Infectious Disease Clinics of North America. 2008;22(2):341e60. Chronic Lyme disease: a review. Marques A.
International Journal of Epidemiology. 2005;34:1340–1345 Post-Lyme borreliosis syndrome: a meta-analysis of reported symptoms. Victoria Cairns and Jon Godwin
Q.31 – Are cases of Lyme disease recorded?
A.31 – Yes. In Scotland, England and Wales, diagnostic laboratories report laboratory-confirmed cases of Lyme borreliosis. In the British Armed Forces, Lyme borreliosis is likewise a reportable condition. For those employed as zookeepers, forestry workers, or in certain other types of employment, notification to the Health and Safety Executive is required. In Northern Ireland a voluntary monitoring scheme exists. As of September 2011, Lyme borreliosis became a notifiable disease in the Republic of Ireland. For more comprehensive information, see our 'Disease notification' section..
Q.31 – Reference and Further Reading
Health Protection Scotland – Lyme Disease: Surveillance
Notifiable Diseases and their respective causative pathogens. Health Protection Surveillance Centre (HPSC), Ireland.
Q.32 – How accurate is the recording of Lyme disease cases?
A.32 – It is acknowledged by authorities who record laboratory-confirmed cases of Lyme borreliosis, such as Public Health England (formerly Health Protection Agency), that the data is incomplete because they do not include cases diagnosed and treated on the basis of clinical features such as Erythema Migrans (the early rash of Lyme borreliosis), without laboratory tests.
Q.32 – Reference and Further Reading
Q.33 – Should Lyme disease victims donate blood?
A.33 – There is no guidance in the UK and Ireland regarding blood transfusion and Lyme borreliosis or any co-infections. Although there are no recorded cases of Lyme borreliosis being transmitted via a blood transfusion, it is recognised that Borreliae (the bacteria which cause Lyme disease) can survive in blood that is stored for transfusion. If a person is currently being treated with antibiotics for Lyme borreliosis, they should not donate blood.

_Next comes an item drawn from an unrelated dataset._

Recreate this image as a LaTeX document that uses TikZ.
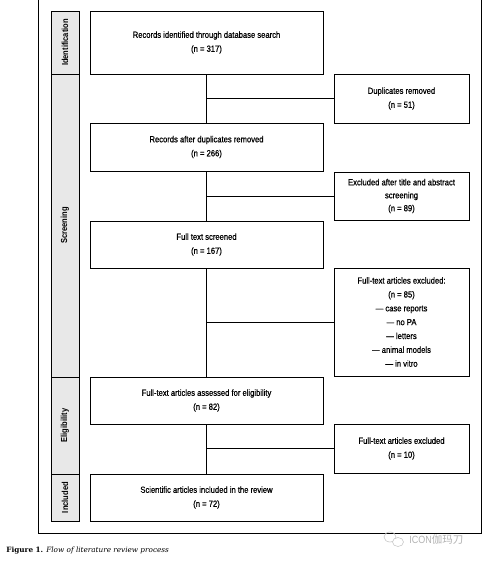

Donors who have been treated for Lyme borreliosis within a 12-month period are deferred from donating blood by the American Red Cross, and a physician should consider them symptom free before they will be accepted as a donor.
The US transfusion services indefinitely defers people who have been infected with Babesia from donating blood.

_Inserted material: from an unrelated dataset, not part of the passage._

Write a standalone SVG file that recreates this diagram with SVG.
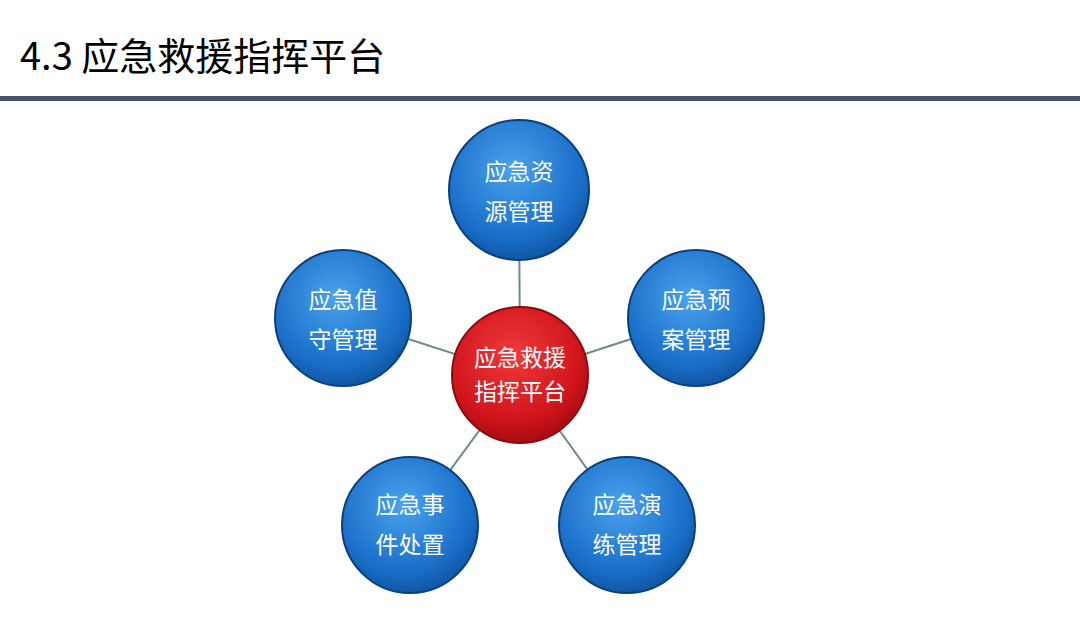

Anaplasma phagocytophilum has been shown to survive for more than a week in refrigerated blood. Several cases of transfusion-related Anaplasmosis have been reported.

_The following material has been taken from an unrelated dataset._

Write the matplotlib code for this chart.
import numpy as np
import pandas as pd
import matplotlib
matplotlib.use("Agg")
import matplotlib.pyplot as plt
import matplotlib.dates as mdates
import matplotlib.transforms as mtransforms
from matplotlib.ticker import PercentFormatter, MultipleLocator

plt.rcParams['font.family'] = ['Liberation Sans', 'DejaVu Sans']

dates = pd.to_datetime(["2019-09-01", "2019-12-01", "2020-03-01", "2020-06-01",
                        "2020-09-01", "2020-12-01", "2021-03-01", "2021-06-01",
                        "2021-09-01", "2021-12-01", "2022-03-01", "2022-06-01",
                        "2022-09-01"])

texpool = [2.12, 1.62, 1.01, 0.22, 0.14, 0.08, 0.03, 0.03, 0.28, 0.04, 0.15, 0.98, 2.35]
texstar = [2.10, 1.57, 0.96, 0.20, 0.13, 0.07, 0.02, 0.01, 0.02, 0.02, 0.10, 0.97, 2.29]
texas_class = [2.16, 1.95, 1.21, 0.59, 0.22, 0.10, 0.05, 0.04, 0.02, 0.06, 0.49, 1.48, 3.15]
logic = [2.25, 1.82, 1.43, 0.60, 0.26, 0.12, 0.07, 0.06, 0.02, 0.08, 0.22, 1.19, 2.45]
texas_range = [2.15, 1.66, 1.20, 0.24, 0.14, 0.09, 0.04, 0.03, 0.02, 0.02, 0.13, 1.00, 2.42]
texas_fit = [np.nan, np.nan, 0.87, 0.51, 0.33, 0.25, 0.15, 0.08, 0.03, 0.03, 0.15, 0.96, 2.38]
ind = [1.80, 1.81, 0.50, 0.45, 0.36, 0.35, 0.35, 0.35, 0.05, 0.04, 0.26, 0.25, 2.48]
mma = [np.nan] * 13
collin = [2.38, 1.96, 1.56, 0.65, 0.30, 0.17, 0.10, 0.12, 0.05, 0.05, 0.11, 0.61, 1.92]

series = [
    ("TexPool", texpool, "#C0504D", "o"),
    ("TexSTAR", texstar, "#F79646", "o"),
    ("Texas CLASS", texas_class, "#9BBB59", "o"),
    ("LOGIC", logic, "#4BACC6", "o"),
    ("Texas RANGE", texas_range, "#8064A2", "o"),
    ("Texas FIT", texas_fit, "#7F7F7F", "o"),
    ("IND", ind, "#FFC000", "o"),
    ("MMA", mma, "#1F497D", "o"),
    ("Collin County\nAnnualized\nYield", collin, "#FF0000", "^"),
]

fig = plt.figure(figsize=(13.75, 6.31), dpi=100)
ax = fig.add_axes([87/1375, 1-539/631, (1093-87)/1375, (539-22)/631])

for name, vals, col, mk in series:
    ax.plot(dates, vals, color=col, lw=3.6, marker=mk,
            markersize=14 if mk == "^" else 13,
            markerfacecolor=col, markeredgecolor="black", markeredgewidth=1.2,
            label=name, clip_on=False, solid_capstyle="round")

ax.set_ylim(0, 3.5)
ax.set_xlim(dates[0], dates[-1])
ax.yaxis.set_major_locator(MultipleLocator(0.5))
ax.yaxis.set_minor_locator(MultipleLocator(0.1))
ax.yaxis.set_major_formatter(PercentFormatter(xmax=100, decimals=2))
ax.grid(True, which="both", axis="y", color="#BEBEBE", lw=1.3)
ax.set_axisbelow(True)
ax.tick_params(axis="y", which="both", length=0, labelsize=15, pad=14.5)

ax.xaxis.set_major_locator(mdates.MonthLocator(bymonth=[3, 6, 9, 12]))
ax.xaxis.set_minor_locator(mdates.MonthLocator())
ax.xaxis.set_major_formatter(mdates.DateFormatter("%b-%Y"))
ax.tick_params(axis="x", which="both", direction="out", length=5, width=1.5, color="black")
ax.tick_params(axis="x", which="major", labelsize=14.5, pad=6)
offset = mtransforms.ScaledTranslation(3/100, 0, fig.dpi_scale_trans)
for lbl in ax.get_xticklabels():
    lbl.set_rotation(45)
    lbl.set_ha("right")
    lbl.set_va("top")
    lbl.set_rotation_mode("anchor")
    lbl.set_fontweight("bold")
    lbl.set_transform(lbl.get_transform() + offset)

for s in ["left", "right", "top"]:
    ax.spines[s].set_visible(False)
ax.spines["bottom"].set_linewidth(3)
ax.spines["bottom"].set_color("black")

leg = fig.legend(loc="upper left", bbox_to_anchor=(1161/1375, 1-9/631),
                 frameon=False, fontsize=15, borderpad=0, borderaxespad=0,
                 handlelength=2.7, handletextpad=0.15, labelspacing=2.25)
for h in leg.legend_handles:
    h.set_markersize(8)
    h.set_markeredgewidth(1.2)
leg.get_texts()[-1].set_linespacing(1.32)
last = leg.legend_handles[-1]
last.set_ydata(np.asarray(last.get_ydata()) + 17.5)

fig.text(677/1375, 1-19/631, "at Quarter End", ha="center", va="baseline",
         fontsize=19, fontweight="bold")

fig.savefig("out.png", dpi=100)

People who have been treated for Lyme borreliosis should consult their transfusion service regarding their eligibility to donate blood.
Q.33 – Reference and Further Reading
Transfer of Borrelia burgdorferi s.s. infection via blood transfusion in a murine model. Gabitzsch, Piesman, Dolan, Sykes and Zeidner.
Anaplasma phagocytophilum transmitted through blood transfusion—Minnesota, 2007. Centers for Disease Control and Prevention (CDC).
Babesiosis Acquired through Blood Transfusion, California, USA. Van Ngo and Rachel Civen.
Q.34 – What if I am, or become, pregnant?
A.34 – If you have Lyme borreliosis and suspect you are pregnant, or you are pregnant and suspect you might have Lyme borreliosis, talk to your GP or obstetrician without delay, as an untreated infection during pregnancy may lead to infection of the placenta with dangerous implications for your baby.
No serious effects on the foetus have been found in cases where the mother receives prompt and appropriate antibiotic treatment for Lyme borreliosis. Treatment for pregnant women is generally a 2 – 4 week course of amoxicillin. For women who are allergic to amoxicillin, cefuroxime axetil is generally given. Doxycycline, which is the usual treatment for adults outside pregnancy, is not suitable as it can affect the development of the foetus. It is important to bear in mind that a blood test for Lyme borreliosis may not appear positive until 4-6 weeks after infection.
Q.34 – Reference and Further Reading
Annals of Internal Medicine. Maternal-Fetal Transmission of the Lyme Disease Spirochete, Borrelia burgorferi. Schlesinger, Duray, Burke, Steere and Stillman.